**What you should do**
Emit a verbatim copy of the lines below from the line with "Output the component" through the line with "const coatedStress = [18.83, 17.47, 17.03, 16.55, 16.55];", excluding pictures and everything outside that range.

**Given data**
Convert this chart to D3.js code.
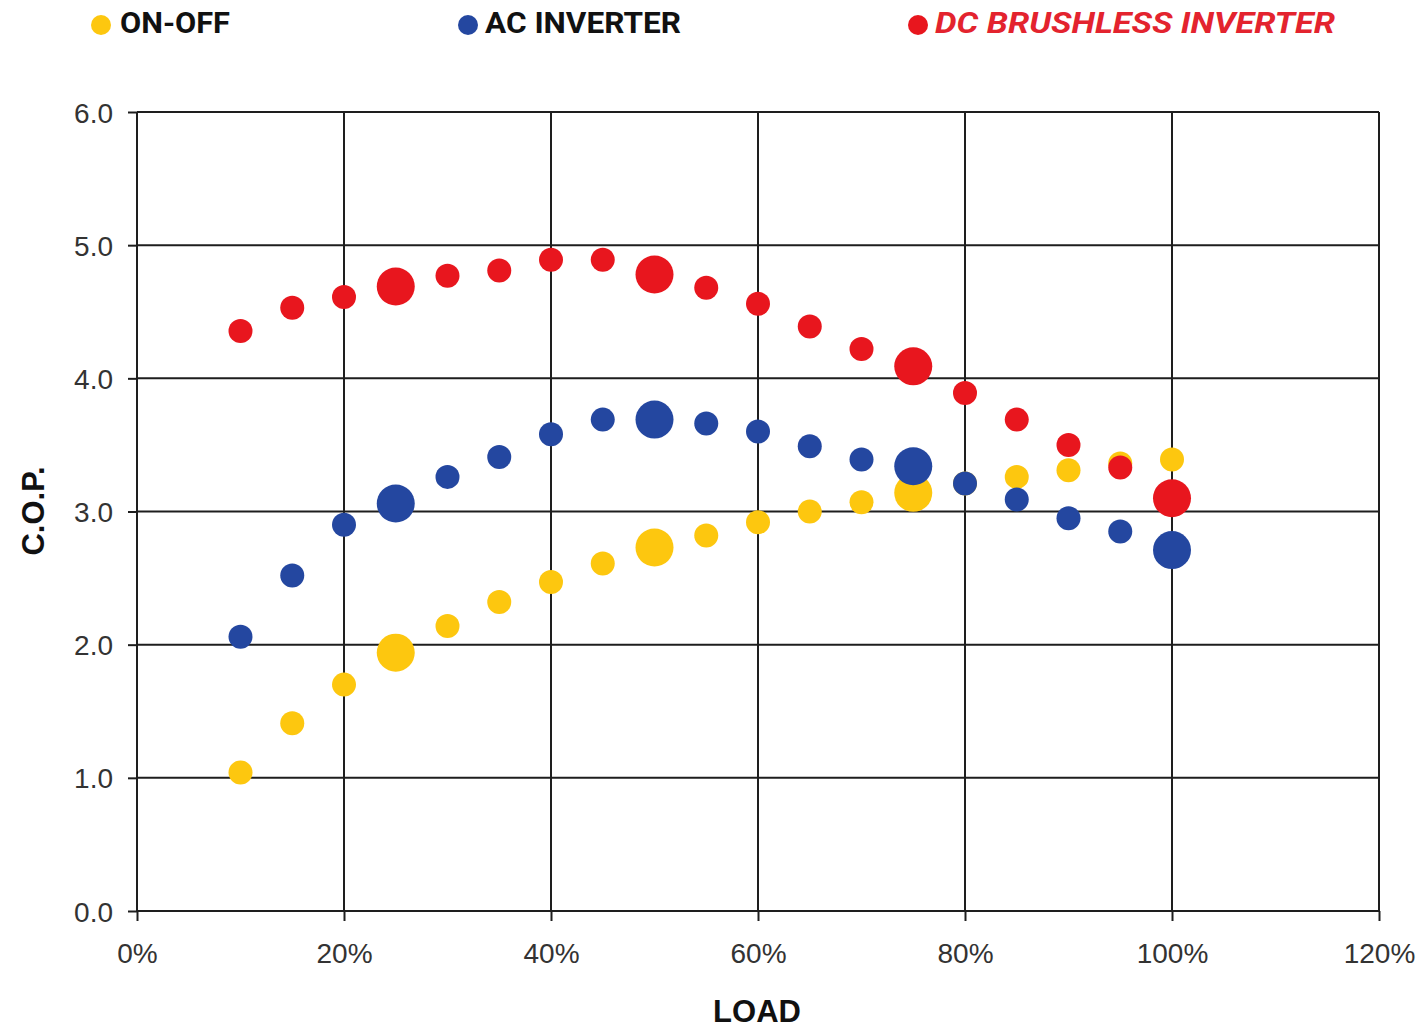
<!DOCTYPE html>
<html>
<head>
<meta charset="utf-8">
<script src="https://cdn.jsdelivr.net/npm/d3@7"></script>
<style>
  html, body { margin: 0; padding: 0; background: #fff; }
  svg { display: block; }
</style>
</head>
<body>
<svg id="chart" width="1420" height="1028"></svg>
<script>
// ---- data ----
const loads = [10, 15, 20, 25, 30, 35, 40, 45, 50, 55, 60, 65, 70, 75, 80, 85, 90, 95, 100];
const onOff = [1.04, 1.41, 1.70, 1.94, 2.14, 2.32, 2.47, 2.61, 2.73, 2.82, 2.92, 3.00, 3.07, 3.14, 3.21, 3.26, 3.31, 3.36, 3.39];
const acInverter = [2.06, 2.52, 2.90, 3.06, 3.26, 3.41, 3.58, 3.69, 3.69, 3.66, 3.60, 3.49, 3.39, 3.34, 3.21, 3.09, 2.95, 2.85, 2.71];
const dcBrushless = [4.355, 4.53, 4.61, 4.69, 4.77, 4.81, 4.89, 4.89, 4.78, 4.68, 4.56, 4.39, 4.22, 4.09, 3.89, 3.69, 3.50, 3.33, 3.10];
const onOffHighlight = [25, 50, 75];
const acHighlight = [25, 50, 75, 100];
const dcHighlight = [25, 50, 75, 100];
const xTicks = [0, 20, 40, 60, 80, 100, 120];
const yTicks = [0, 1, 2, 3, 4, 5, 6];
const seriesNames = ["ON-OFF", "AC INVERTER", "DC BRUSHLESS INVERTER"];

// ---- layout ----
const svg = d3.select("#chart");
const plotLeft = 137, plotRight = 1379, plotTop = 112, plotBottom = 911;
const x = d3.scaleLinear().domain([0, 120]).range([plotLeft, plotRight]);
const y = d3.scaleLinear().domain([0, 6]).range([plotBottom, plotTop]);
const colors = ["#FDC70F", "#2447A0", "#E8161E"];
const gridColor = "#1e1e1e";
const font = "'Liberation Sans', Arial, sans-serif";

// grid lines
svg.append("g").selectAll("line").data(yTicks).join("line")
  .attr("x1", plotLeft).attr("x2", plotRight)
  .attr("y1", d => y(d)).attr("y2", d => y(d))
  .attr("stroke", gridColor).attr("stroke-width", 2);
svg.append("g").selectAll("line").data(xTicks).join("line")
  .attr("x1", d => x(d)).attr("x2", d => x(d))
  .attr("y1", plotTop).attr("y2", plotBottom)
  .attr("stroke", gridColor).attr("stroke-width", 2);

// axes
const yAxis = d3.axisLeft(y).tickValues(yTicks).tickFormat(d3.format(".1f")).tickSize(9).tickPadding(15);
const gy = svg.append("g").attr("transform", `translate(${plotLeft},0)`).call(yAxis);
const xAxis = d3.axisBottom(x).tickValues(xTicks).tickFormat(d => d + "%").tickSize(10).tickPadding(22);
const gx = svg.append("g").attr("transform", `translate(0,${plotBottom})`).call(xAxis);
[gx, gy].forEach(g => {
  g.select(".domain").remove();
  g.selectAll(".tick line").attr("stroke", gridColor).attr("stroke-width", 2);
  g.selectAll(".tick text").attr("fill", "#333").style("font-family", font).style("font-size", "28px");
});
gx.selectAll(".tick text").attr("dy", "0.71em");
gy.selectAll(".tick text").attr("dy", "0.36em");

// axis titles
svg.append("text").attr("x", 757).attr("y", 1022).attr("text-anchor", "middle")
  .style("font-family", font).style("font-weight", "bold").style("font-size", "31px")
  .attr("fill", "#111").text("LOAD");
svg.append("text").attr("transform", "translate(44,511) rotate(-90)").attr("text-anchor", "middle")
  .style("font-family", font).style("font-weight", "bold").style("font-size", "31px")
  .attr("fill", "#111").text("C.O.P.");

// points
const series = [onOff, acInverter, dcBrushless];
const highlights = [onOffHighlight, acHighlight, dcHighlight];
series.forEach((vals, i) => {
  svg.append("g").selectAll("circle").data(loads.map((l, j) => ({ l, v: vals[j] }))).join("circle")
    .attr("cx", d => x(d.l)).attr("cy", d => y(d.v))
    .attr("r", d => highlights[i].includes(d.l) ? 19 : 12)
    .attr("fill", colors[i]);
});

// legend
const legendDotX = [101, 468, 918];
const legendTextX = [120, 485, 935];
const legendLen = [110, 196, 400];
seriesNames.forEach((name, i) => {
  svg.append("circle").attr("cx", legendDotX[i]).attr("cy", 25).attr("r", 10).attr("fill", colors[i]);
  svg.append("text").attr("x", legendTextX[i]).attr("y", 33)
    .attr("textLength", legendLen[i]).attr("lengthAdjust", "spacingAndGlyphs")
    .style("font-family", "'Liberation Sans Narrow', 'Roboto', sans-serif")
    .style("font-weight", "bold").style("font-size", "29px")
    .style("font-style", i === 2 ? "italic" : "normal")
    .attr("fill", i === 2 ? "#E3232E" : "#111")
    .text(name);
});
</script>
</body>
</html>
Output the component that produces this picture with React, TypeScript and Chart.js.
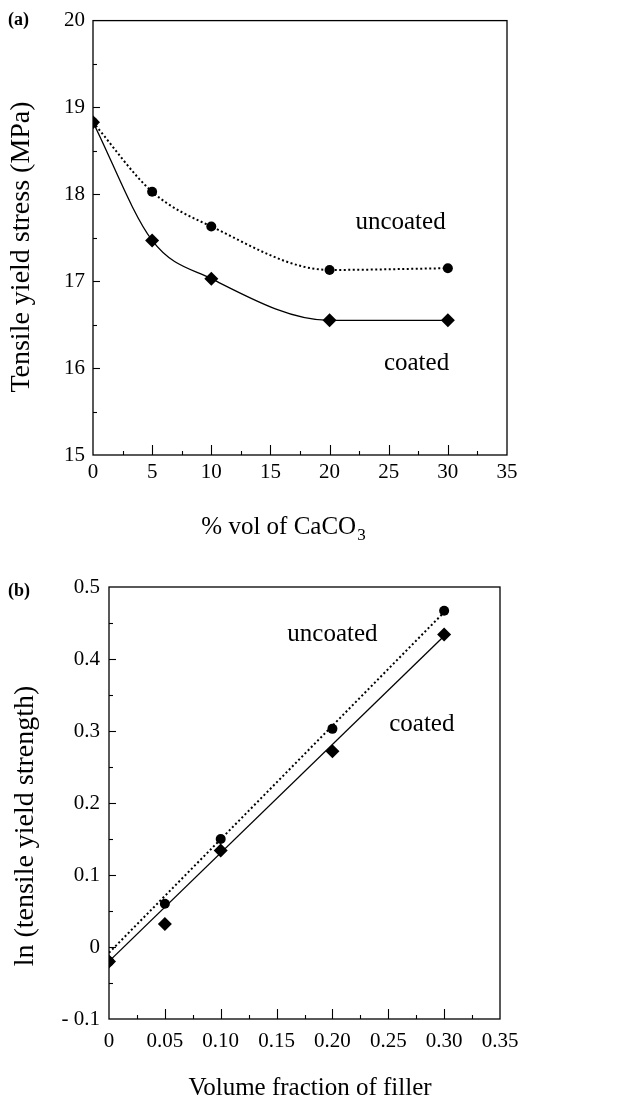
import React, { useEffect, useRef } from "react";
import { Chart, registerables } from "chart.js";

Chart.register(...registerables);

// ---------- data ----------
const pctVol = [0, 5, 10, 20, 30];
const uncoatedStress = [18.83, 18.03, 17.63, 17.13, 17.15];
const coatedStress = [18.83, 17.47, 17.03, 16.55, 16.55];

const volFraction = [0, 0.05, 0.1, 0.2, 0.3];
const uncoatedLn = [-0.02, 0.06, 0.15, 0.303, 0.467];
const coatedLn = [-0.02, 0.032, 0.134, 0.272, 0.434];

const fitX = [0, 0.3];
const uncoatedFit = [-0.008, 0.465];
const coatedFit = [-0.02, 0.432];

const xTicksA = [0, 5, 10, 15, 20, 25, 30, 35];
const yTicksA = [15, 16, 17, 18, 19, 20];
const xTicksB = ["0", "0.05", "0.10", "0.15", "0.20", "0.25", "0.30", "0.35"];
const yTicksB = ["- 0.1", "0", "0.1", "0.2", "0.3", "0.4", "0.5"];

// ---------- layout ----------
const W = 621;
const H = 554;
const SERIF = '"Liberation Serif", "Times New Roman", serif';

type Note = { text: string; x: number; y: number };
type Deco = {
  panel: string;
  panelX: number;
  panelY: number;
  yTitle: string;
  yTitleX: number;
  yTitleY: number;
  xTitle: string;
  xSub?: string;
  xTitleX: number;
  xTitleY: number;
  notes: Note[];
  xMajor: number;
  yMajor: number;
  xMajorLen: number;
  xMinorLen: number;
  yMajorLen: number;
  yMinorLen: number;
};

function decoPlugin(d: Deco) {
  return {
    id: "deco",
    afterDatasetsDraw(chart: any) {
      const ctx = chart.ctx as CanvasRenderingContext2D;
      const a = chart.chartArea;
      const xs = chart.scales.x;
      const ys = chart.scales.y;
      ctx.save();
      ctx.strokeStyle = "#000";
      ctx.lineWidth = 1.3;
      ctx.strokeRect(a.left, a.top, a.right - a.left, a.bottom - a.top);

      // x ticks (inward, from bottom)
      ctx.lineWidth = 1.1;
      const xm = d.xMajor / 2;
      const nx = Math.round((xs.max - xs.min) / xm);
      for (let i = 1; i < nx; i++) {
        const v = xs.min + i * xm;
        const px = Math.round(xs.getPixelForValue(v)) + 0.5;
        const len = i % 2 === 0 ? d.xMajorLen : d.xMinorLen;
        ctx.beginPath();
        ctx.moveTo(px, a.bottom);
        ctx.lineTo(px, a.bottom - len);
        ctx.stroke();
      }
      // y ticks (inward, from left)
      const ym = d.yMajor / 2;
      const ny = Math.round((ys.max - ys.min) / ym);
      for (let i = 1; i < ny; i++) {
        const v = ys.min + i * ym;
        const py = Math.round(ys.getPixelForValue(v)) + 0.5;
        const len = i % 2 === 0 ? d.yMajorLen : d.yMinorLen;
        ctx.beginPath();
        ctx.moveTo(a.left, py);
        ctx.lineTo(a.left + len, py);
        ctx.stroke();
      }

      ctx.fillStyle = "#000";
      // panel label
      ctx.font = `bold 18px ${SERIF}`;
      ctx.textAlign = "left";
      ctx.textBaseline = "middle";
      ctx.fillText(d.panel, d.panelX, d.panelY);

      // notes
      ctx.font = `25px ${SERIF}`;
      ctx.textAlign = "center";
      for (const n of d.notes) {
        ctx.fillText(n.text, xs.getPixelForValue(n.x), ys.getPixelForValue(n.y));
      }

      // x title
      ctx.font = `25px ${SERIF}`;
      const mainW = ctx.measureText(d.xTitle).width;
      let subW = 0;
      if (d.xSub) {
        ctx.font = `17px ${SERIF}`;
        subW = ctx.measureText(d.xSub).width;
      }
      const startX = d.xTitleX - (mainW + subW) / 2;
      ctx.font = `25px ${SERIF}`;
      ctx.textAlign = "left";
      ctx.textBaseline = "middle";
      ctx.fillText(d.xTitle, startX, d.xTitleY);
      if (d.xSub) {
        ctx.font = `17px ${SERIF}`;
        ctx.fillText(d.xSub, startX + mainW + 1, d.xTitleY + 9);
      }

      // y title
      ctx.save();
      ctx.translate(d.yTitleX, d.yTitleY);
      ctx.rotate(-Math.PI / 2);
      ctx.font = `28px ${SERIF}`;
      ctx.textAlign = "center";
      ctx.textBaseline = "middle";
      ctx.fillText(d.yTitle, 0, 0);
      ctx.restore();

      ctx.restore();
    },
  };
}

function makeOptions(opts: {
  plotLeft: number;
  plotRight: number;
  plotTop: number;
  plotBottom: number;
  xMin: number;
  xMax: number;
  xStep: number;
  yMin: number;
  yMax: number;
  yStep: number;
  xLabels: (string | number)[];
  yLabels: (string | number)[];
  xPad: number;
  yPad: number;
}) {
  const tickFont = { family: SERIF, size: 21 };
  return {
    responsive: false,
    animation: false as const,
    layout: {
      padding: {
        left: 0,
        top: opts.plotTop,
        right: W - opts.plotRight,
        bottom: 0,
      },
    },
    plugins: {
      legend: { display: false },
      tooltip: { enabled: false },
    },
    scales: {
      x: {
        type: "linear" as const,
        min: opts.xMin,
        max: opts.xMax,
        grid: { display: false, drawTicks: false },
        border: { display: false },
        afterFit: (s: any) => {
          s.height = H - opts.plotBottom;
        },
        ticks: {
          stepSize: opts.xStep,
          color: "#000",
          font: tickFont,
          padding: opts.xPad,
          maxRotation: 0,
          autoSkip: false,
          callback: (_v: any, i: number) => String(opts.xLabels[i] ?? ""),
        },
      },
      y: {
        type: "linear" as const,
        min: opts.yMin,
        max: opts.yMax,
        grid: { display: false, drawTicks: false },
        border: { display: false },
        afterFit: (s: any) => {
          s.width = opts.plotLeft;
        },
        ticks: {
          stepSize: opts.yStep,
          color: "#000",
          font: tickFont,
          padding: opts.yPad,
          autoSkip: false,
          callback: (_v: any, i: number) => String(opts.yLabels[i] ?? ""),
        },
      },
    },
  };
}

const pts = (xs: number[], ys: number[]) => xs.map((x, i) => ({ x, y: ys[i] }));

function buildA() {
  return {
    type: "scatter" as const,
    data: {
      datasets: [
        {
          label: "uncoated",
          data: pts(pctVol, uncoatedStress),
          showLine: true,
          borderColor: "#000",
          backgroundColor: "#000",
          borderWidth: 2,
          borderDash: [2, 2.5],
          cubicInterpolationMode: "monotone" as const,
          pointStyle: "circle" as const,
          pointRadius: 5,
          pointBorderWidth: 0,
          order: 1,
        },
        {
          label: "coated",
          data: pts(pctVol, coatedStress),
          showLine: true,
          borderColor: "#000",
          backgroundColor: "#000",
          borderWidth: 1.3,
          cubicInterpolationMode: "monotone" as const,
          pointStyle: "rectRot" as const,
          pointRadius: 7,
          pointBorderWidth: 0,
          order: 0,
        },
      ],
    },
    options: makeOptions({
      plotLeft: 93,
      plotRight: 507,
      plotTop: 18,
      plotBottom: 455,
      xMin: 0,
      xMax: 35,
      xStep: 5,
      yMin: 15,
      yMax: 20,
      yStep: 1,
      xLabels: xTicksA,
      yLabels: yTicksA,
      xPad: 5,
      yPad: 8,
    }),
    plugins: [
      decoPlugin({
        panel: "(a)",
        panelX: 8,
        panelY: 20,
        yTitle: "Tensile yield stress (MPa)",
        yTitleX: 22,
        yTitleY: 247,
        xTitle: "% vol of CaCO",
        xSub: "3",
        xTitleX: 283,
        xTitleY: 527,
        notes: [
          { text: "uncoated", x: 26, y: 17.68 },
          { text: "coated", x: 27.35, y: 16.05 },
        ],
        xMajor: 5,
        yMajor: 1,
        xMajorLen: 10,
        xMinorLen: 4,
        yMajorLen: 7,
        yMinorLen: 4,
      }),
    ],
  };
}

function buildB() {
  return {
    type: "scatter" as const,
    data: {
      datasets: [
        {
          label: "uncoated fit",
          data: pts(fitX, uncoatedFit),
          showLine: true,
          borderColor: "#000",
          borderWidth: 2,
          borderDash: [2, 2.5],
          pointRadius: 0,
          order: 3,
        },
        {
          label: "coated fit",
          data: pts(fitX, coatedFit),
          showLine: true,
          borderColor: "#000",
          borderWidth: 1.3,
          pointRadius: 0,
          order: 2,
        },
        {
          label: "uncoated",
          data: pts(volFraction, uncoatedLn),
          showLine: false,
          backgroundColor: "#000",
          borderColor: "#000",
          pointStyle: "circle" as const,
          pointRadius: 5,
          pointBorderWidth: 0,
          order: 1,
        },
        {
          label: "coated",
          data: pts(volFraction, coatedLn),
          showLine: false,
          backgroundColor: "#000",
          borderColor: "#000",
          pointStyle: "rectRot" as const,
          pointRadius: 7,
          pointBorderWidth: 0,
          order: 0,
        },
      ],
    },
    options: makeOptions({
      plotLeft: 109,
      plotRight: 500,
      plotTop: 33,
      plotBottom: 465,
      xMin: 0,
      xMax: 0.35,
      xStep: 0.05,
      yMin: -0.1,
      yMax: 0.5,
      yStep: 0.1,
      xLabels: xTicksB,
      yLabels: yTicksB,
      xPad: 10,
      yPad: 9,
    }),
    plugins: [
      decoPlugin({
        panel: "(b)",
        panelX: 8,
        panelY: 37,
        yTitle: "ln (tensile yield strength)",
        yTitleX: 26,
        yTitleY: 272,
        xTitle: "Volume fraction of filler",
        xTitleX: 310,
        xTitleY: 534,
        notes: [
          { text: "uncoated", x: 0.2, y: 0.434 },
          { text: "coated", x: 0.28, y: 0.309 },
        ],
        xMajor: 0.05,
        yMajor: 0.1,
        xMajorLen: 10,
        xMinorLen: 4,
        yMajorLen: 7,
        yMinorLen: 4,
      }),
    ],
  };
}

function Panel({ build }: { build: () => any }) {
  const ref = useRef<HTMLCanvasElement | null>(null);
  useEffect(() => {
    if (!ref.current) return;
    const chart = new Chart(ref.current, build());
    return () => chart.destroy();
  }, [build]);
  return (
    <canvas
      ref={ref}
      width={W}
      height={H}
      style={{ display: "block", width: W, height: H }}
    />
  );
}

export default function App() {
  return (
    <div
      style={{
        position: "absolute",
        left: 0,
        top: 0,
        width: W,
        height: H * 2,
        background: "#fff",
      }}
    >
      <Panel build={buildA} />
      <Panel build={buildB} />
    </div>
  );
}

**Written response**
Output the component that produces this picture with React, TypeScript and Chart.js.
import React, { useEffect, useRef } from "react";
import { Chart, registerables } from "chart.js";

Chart.register(...registerables);

// ---------- data ----------
const pctVol = [0, 5, 10, 20, 30];
const uncoatedStress = [18.83, 18.03, 17.63, 17.13, 17.15];
const coatedStress = [18.83, 17.47, 17.03, 16.55, 16.55];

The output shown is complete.